Somebody out there — including, presumably, the person who leaked Rodriguez’s name — knows who the other 103 players are. So let hear the names.
The original agreement said the test results would be anonymous, but since A-Rod’s anonymity is blown, the other players shouldn’t be entitled to privacy. After all, they DID violate the rules. Let’s get the whole thing out in the open. Maybe with the names out there, the pressure will finally be on the players union to be more upfront, and allow blood-testing for human growth hormone.
Baseball’s dirty little secret has been coming out slowly for years. It’s time for full disclosure. What do you say, Carp?
Name names? That sounds like Hop Sing from Seinfeld, when Elaine got Ned Izakov black-listed.
Anyway, I don’t see how getting the other 103 names out there helps the situation at all … except that it quenches our thirst for more dirt on more cheaters. I’ve heard the argument the last few days that it might give us some closure, which is ridiculous. When those 104 positives turned up, representing more than the required five percent of all players, baseball was able to implement its still-feeble drug-testing program. And what that did, I believe, was to shove the cheaters toward more advances drugs, more difficult, if not impossible to detect. In my opinion, baseball is likely to employ more cheaters today than in ‘03.
I’m on record, for a long time and very vehemently, against the drug cheats.
But I’m going to go in another direction on this one. Not only do I think nobody has the right to release these names, given that they were obtained with a promise of anonymity with the hope of eventually resulting in a testing program. Players were PROMISED anonymity. And after the results were known, the players association didn’t destroy the tests because it wanted to try to challenge some of the results. It had every right to destroy them, and they should have been destroyed.
Further, a court ordered that those tests and their results be sealed, and never made public. But somebody outed A-Roid. If that snitch (there were four sources cited in the Sports Illustrated story) can be found, and if it is somebody official, I think he/she should be prosecuted for violating the promise of anonymity and the court order.

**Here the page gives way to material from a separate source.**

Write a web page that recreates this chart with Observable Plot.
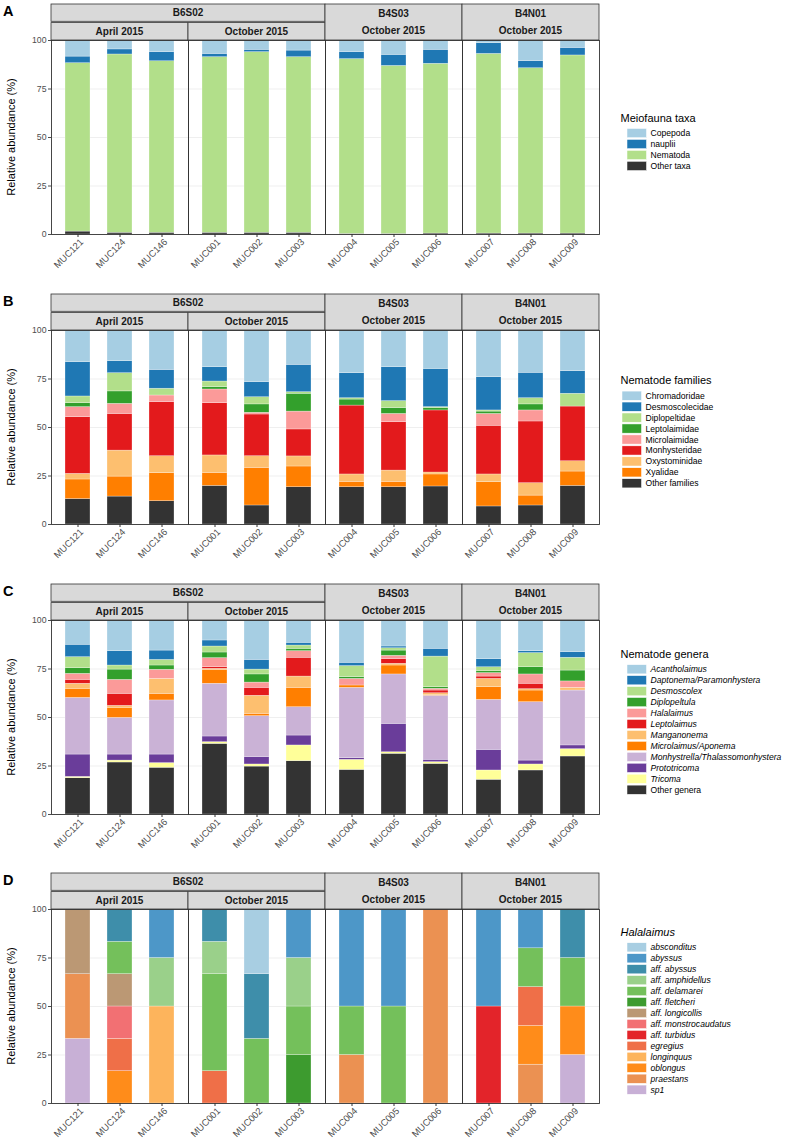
<!DOCTYPE html>
<html>
<head>
<meta charset="utf-8">
<script src="https://cdn.jsdelivr.net/npm/d3@7"></script>
<script src="https://cdn.jsdelivr.net/npm/@observablehq/plot@0.6"></script>
<style>
html,body{margin:0;padding:0;background:#fff;}
#root{position:relative;width:791px;height:1140px;overflow:hidden;font-family:"Liberation Sans",Arial,Helvetica,sans-serif;}
.panel{position:absolute;left:0;}
.panel svg{display:block;}
</style>
</head>
<body>
<div id="root"></div>
<script>
// ---------- shared sample layout ----------
const samples = ["MUC121","MUC124","MUC146","MUC001","MUC002","MUC003","MUC004","MUC005","MUC006","MUC007","MUC008","MUC009"];
const sites   = ["B6S02","B6S02","B6S02","B6S02","B6S02","B6S02","B4S03","B4S03","B4S03","B4N01","B4N01","B4N01"];
const dates   = ["April 2015","April 2015","April 2015","October 2015","October 2015","October 2015","October 2015","October 2015","October 2015","October 2015","October 2015","October 2015"];
const yTicks  = [0, 25, 50, 75, 100];
const yTitle  = "Relative abundance (%)";

// ---------- panel A: meiofauna taxa ----------
const taxa = ["Copepoda","nauplii","Nematoda","Other taxa"];
const taxaColors = ["#A6CEE3","#1F78B4","#B2DF8A","#333333"];
const taxaValues = [
  [8.3, 4.6, 6.0, 6.9, 4.8, 5.2, 6.0, 7.4, 4.8, 1.4, 10.7, 3.8],
  [3.4, 2.6, 4.7, 1.7, 1.2, 3.4, 3.6, 5.7, 7.2, 5.5, 3.6, 3.9],
  [86.8, 91.9, 88.4, 90.5, 93.1, 90.5, 90.1, 86.6, 87.5, 92.6, 85.2, 91.8],
  [1.5, 0.9, 0.9, 0.9, 0.9, 0.9, 0.3, 0.3, 0.5, 0.5, 0.5, 0.5]
];

// ---------- panel B: nematode families ----------
const families = ["Chromadoridae","Desmoscolecidae","Diplopeltidae","Leptolaimidae","Microlaimidae","Monhysteridae","Oxystominidae","Xyalidae","Other families"];
const familyColors = ["#A6CEE3","#1F78B4","#B2DF8A","#33A02C","#FB9A99","#E31A1C","#FDBF6F","#FF7F00","#333333"];
const familyValues = [
  [16.3, 15.8, 20.3, 18.9, 26.6, 17.7, 22.0, 18.9, 19.8, 24.1, 21.8, 21.0],
  [17.7, 6.2, 9.7, 7.4, 7.8, 14.1, 12.9, 17.5, 19.7, 17.1, 13.1, 11.6],
  [3.5, 9.4, 3.5, 2.9, 3.7, 0.8, 0.7, 3.6, 0.5, 0.6, 3.2, 6.6],
  [2.0, 6.4, 0, 1.2, 4.3, 9.2, 3.1, 3.0, 1.2, 1.2, 3.1, 0],
  [5.2, 5.2, 3.4, 7.1, 0.9, 9.2, 0, 4.3, 0, 6.1, 5.7, 0],
  [29.2, 18.9, 27.9, 26.9, 21.5, 13.9, 35.5, 24.9, 32.0, 25.1, 31.8, 28.2],
  [2.9, 13.4, 8.7, 9.0, 6.0, 5.2, 3.8, 5.8, 1.0, 4.0, 6.4, 5.3],
  [10.1, 10.3, 14.5, 6.7, 19.4, 10.7, 2.8, 2.8, 6.2, 12.5, 5.1, 7.4],
  [13.1, 14.4, 12.0, 19.9, 9.8, 19.2, 19.2, 19.2, 19.6, 9.3, 9.8, 19.9]
];

// ---------- panel C: nematode genera ----------
const genera = ["Acantholaimus","Daptonema/Paramonhystera","Desmoscolex","Diplopeltula","Halalaimus","Leptolaimus","Manganonema","Microlaimus/Aponema","Monhystrella/Thalassomonhystera","Prototricoma","Tricoma","Other genera"];
const generaColors = ["#A6CEE3","#1F78B4","#B2DF8A","#33A02C","#FB9A99","#E31A1C","#FDBF6F","#FF7F00","#CAB2D6","#6A3D9A","#FFFF99","#333333"];
const generaValues = [
  [12.5, 15.8, 15.5, 10.3, 20.3, 11.5, 21.8, 13.4, 14.6, 19.9, 15.8, 16.3],
  [6.4, 7.4, 4.8, 3.1, 5.0, 1.4, 1.7, 0.9, 4.0, 4.2, 1.0, 2.9],
  [5.7, 2.1, 2.9, 3.1, 2.5, 1.7, 5.7, 1.2, 15.8, 2.0, 7.3, 6.6],
  [2.9, 5.3, 2.2, 2.9, 4.2, 1.2, 0.9, 2.7, 0.8, 1.0, 3.7, 5.6],
  [3.1, 7.2, 4.7, 4.7, 2.7, 3.4, 3.4, 1.7, 0.9, 1.8, 4.8, 3.3],
  [2.0, 6.2, 0, 0.8, 4.1, 9.7, 0, 2.4, 1.4, 1.2, 2.8, 0],
  [2.6, 1.0, 7.7, 0.5, 9.3, 5.8, 0, 0.9, 1.0, 4.3, 0.7, 1.4],
  [4.7, 5.2, 3.4, 7.2, 1.2, 10.0, 1.2, 4.6, 0.3, 6.5, 6.0, 0],
  [29.2, 18.9, 27.9, 27.2, 21.1, 14.6, 36.3, 25.5, 33.0, 25.8, 30.1, 28.3],
  [11.5, 3.1, 4.4, 2.9, 3.8, 5.1, 0.8, 14.6, 1.2, 10.6, 2.0, 1.9],
  [0.7, 1.0, 2.4, 0.9, 1.1, 8.1, 5.2, 0.8, 0.9, 4.8, 3.1, 3.8],
  [18.7, 26.8, 24.1, 36.4, 24.7, 27.5, 23.0, 31.3, 26.1, 17.9, 22.7, 29.9]
];

// ---------- panel D: Halalaimus species ----------
const species = ["absconditus","abyssus","aff. abyssus","aff. amphidellus","aff. delamarei","aff. fletcheri","aff. longicollis","aff. monstrocaudatus","aff. turbidus","egregius","longinquus","oblongus","praestans","sp1"];
const speciesColors = ["#A8CEE2","#4D97C8","#3E8EAA","#9AD08A","#74C05B","#3D9B2F","#BB9874","#F27073","#E3242A","#EF6F48","#FDB45C","#FF8C1A","#EB9152","#C8B0D6"];
const speciesValues = [
  [0, 0, 0, 0, 33.33, 0, 0, 0, 0, 0, 0, 0],
  [0, 0, 25, 0, 0, 25, 50, 50, 0, 50, 20, 0],
  [0, 16.67, 0, 16.67, 33.33, 0, 0, 0, 0, 0, 0, 25],
  [0, 0, 25, 16.67, 0, 25, 0, 0, 0, 0, 0, 0],
  [0, 16.67, 0, 50, 33.33, 25, 25, 50, 0, 0, 20, 25],
  [0, 0, 0, 0, 0, 25, 0, 0, 0, 0, 0, 0],
  [33.33, 16.67, 0, 0, 0, 0, 0, 0, 0, 0, 0, 0],
  [0, 16.67, 0, 0, 0, 0, 0, 0, 0, 0, 0, 0],
  [0, 0, 0, 0, 0, 0, 0, 0, 0, 50, 0, 0],
  [0, 16.67, 0, 16.67, 0, 0, 0, 0, 0, 0, 20, 0],
  [0, 0, 50, 0, 0, 0, 0, 0, 0, 0, 0, 0],
  [0, 16.67, 0, 0, 0, 0, 0, 0, 0, 0, 20, 25],
  [33.33, 0, 0, 0, 0, 0, 25, 0, 100, 0, 20, 0],
  [33.33, 0, 0, 0, 0, 0, 0, 0, 0, 0, 0, 25]
];

// ---------- helpers ----------
const facetOf = samples.map((s, i) => sites[i] + " | " + dates[i]);
const facetKeys = [...new Set(facetOf)];
const posOf = samples.map((s, i) => String(i - facetOf.indexOf(facetOf[i]) + 1));
const FONT = "Liberation Sans, Arial, Helvetica, sans-serif";
const panelTops = [0, 290, 580, 869];

function drawPanel(k, letter, cats, colors, values, legendTitle, titleItalic, italicFn, swatchX) {
  const rows = [];
  // bottom of stack = last legend entry
  for (let c = cats.length - 1; c >= 0; c--) {
    samples.forEach((s, i) => rows.push({facet: facetOf[i], pos: posOf[i], sample: s, cat: cats[c], value: values[c][i]}));
  }
  const labelRows = samples.map((s, i) => ({facet: facetOf[i], pos: posOf[i], sample: s}));

  const plot = Plot.plot({
    width: 791, height: 290,
    marginTop: 40, marginBottom: 56, marginLeft: 49, marginRight: 191,
    style: {fontFamily: FONT, background: "white", overflow: "visible"},
    fx: {domain: facetKeys, padding: 0, axis: null},
    x: {domain: ["1","2","3"], paddingInner: 0.4, paddingOuter: 0.3, axis: null},
    y: {domain: [0, 100], axis: null},
    color: {domain: cats, range: colors},
    marks: [
      Plot.gridY(yTicks, {stroke: "#ebebeb", strokeOpacity: 1, strokeWidth: 0.8}),
      Plot.barY(rows, {fx: "facet", x: "pos", y: "value", fill: "cat", stroke: "white", strokeWidth: 0.5, strokeOpacity: 0.55}),
      Plot.frame({stroke: "#333", strokeWidth: 0.9}),
      Plot.axisY(yTicks, {tickSize: 3, tickPadding: 2, fontSize: 8.7, color: "#4d4d4d", label: null}),
      Plot.axisX({tickSize: 3, tickFormat: () => "", label: null, color: "#333"}),
      Plot.text(labelRows, {fx: "facet", x: "pos", frameAnchor: "bottom", text: "sample", rotate: -45, textAnchor: "end", dx: 6, dy: 8, fontSize: 9.4, fill: "#4d4d4d"})
    ]
  });

  const svg = d3.select(plot);
  const fx = plot.scale("fx");
  const bw = fx.bandwidth;
  const left = key => fx.apply(key);

  // facet strips
  const g = svg.append("g").attr("font-family", FONT).attr("font-weight", "bold").attr("font-size", 10).attr("fill", "#1a1a1a").attr("text-anchor", "middle");
  const siteList = [...new Set(sites)];
  siteList.forEach(site => {
    const fk = facetKeys.filter(f => f.startsWith(site + " |"));
    const x0 = left(fk[0]), x1 = left(fk[fk.length - 1]) + bw;
    if (fk.length > 1) {
      g.append("rect").attr("x", x0).attr("y", 4).attr("width", x1 - x0).attr("height", 17.3)
        .attr("fill", "#d9d9d9").attr("stroke", "#333").attr("stroke-width", 0.8);
      g.append("text").attr("x", (x0 + x1) / 2).attr("y", 12.8).attr("dominant-baseline", "central").text(site);
      fk.forEach(f => {
        const xl = left(f);
        g.append("rect").attr("x", xl).attr("y", 22.6).attr("width", bw).attr("height", 17.4)
          .attr("fill", "#d9d9d9").attr("stroke", "#333").attr("stroke-width", 0.8);
        g.append("text").attr("x", xl + bw / 2).attr("y", 31.4).attr("dominant-baseline", "central").text(f.split(" | ")[1]);
      });
    } else {
      g.append("rect").attr("x", x0).attr("y", 4).attr("width", x1 - x0).attr("height", 36)
        .attr("fill", "#d9d9d9").attr("stroke", "#333").attr("stroke-width", 0.8);
      g.append("text").attr("x", (x0 + x1) / 2).attr("y", 13).attr("dominant-baseline", "central").text(site);
      g.append("text").attr("x", (x0 + x1) / 2).attr("y", 30.2).attr("dominant-baseline", "central").text(fk[0].split(" | ")[1]);
    }
  });

  // y title
  svg.append("text").attr("transform", "translate(11,137) rotate(-90)").attr("text-anchor", "middle")
    .attr("dominant-baseline", "central").attr("font-family", FONT).attr("font-size", 11).attr("fill", "#000").text(yTitle);
  // panel letter
  svg.append("text").attr("x", 3).attr("y", 15.5).attr("text-anchor", "start").attr("font-family", FONT).attr("font-size", 14.5).attr("font-weight", "bold").attr("fill", "#000").text(letter);

  // legend
  const n = cats.length, step = 10.95;
  const top = 141.5 - (16 + n * step) / 2;
  const lg = svg.append("g").attr("font-family", FONT).attr("fill", "#000").attr("text-anchor", "start");
  lg.append("text").attr("x", 620.5).attr("y", top + 6).attr("dominant-baseline", "central").attr("font-size", 11)
    .attr("font-style", titleItalic ? "italic" : "normal").text(legendTitle);
  const color = plot.scale("color");
  cats.forEach((c, j) => {
    const cy = top + 16 + step * (j + 0.5);
    lg.append("rect").attr("x", swatchX).attr("y", cy - 4.6).attr("width", 19.5).attr("height", 9.2)
      .attr("fill", color.apply(c)).attr("stroke", "white").attr("stroke-width", 0.5);
    lg.append("text").attr("x", swatchX + 23.5).attr("y", cy).attr("dominant-baseline", "central").attr("font-size", 8.6)
      .attr("font-style", italicFn(c) ? "italic" : "normal").text(c);
  });

  const div = document.createElement("div");
  div.className = "panel";
  div.style.top = panelTops[k] + "px";
  div.appendChild(plot);
  document.getElementById("root").appendChild(div);
}

drawPanel(0, "A", taxa, taxaColors, taxaValues, "Meiofauna taxa", false, () => false, 627);
drawPanel(1, "B", families, familyColors, familyValues, "Nematode families", false, () => false, 622);
drawPanel(2, "C", genera, generaColors, generaValues, "Nematode genera", false, c => c !== "Other genera", 627);
drawPanel(3, "D", species, speciesColors, speciesValues, "Halalaimus", true, () => true, 627);
</script>
</body>
</html>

Much as I dislike Rodriguez and his cheating brethren, they have some rights, and this one was violated. And baseball, and the players union, and anybody involved with the 2003 tests has no right to violate any more.











Tried posting here a couple of times and still hasn’t shown up – so third time’s the charm I hope…
I’m on Carps’ side here. A legally binding sealed document is a legally binding sealed document. Like I said in the previous post, I’m pretty worn out on this scandal stuff. The other 103 would do well to apologize to the truly honest players left in the game – all two of them, but that’s about it. What should happen is a really big investigation on who leaked Arod’s name and prosecute that person to the fullest extent of the law. IMO, everyone is to blame for that era. Everyone. Players for abusing. Trainers for supplying. Fans for supporting. And owners and Selig for turning a blind eye. Did Arod abuse? Yup. But he wouldn’t have had Selig kaboshed that practive outright and set up stringent Olympic level testing from the get go.
As sad as it is to admit, Arod’s right were violated here even tho he violated his fan’s trust. But then, there’s no law against being an a$$... unfortunately. (If there were, maybe we wouldn’t be in this economic mess we’re in now either).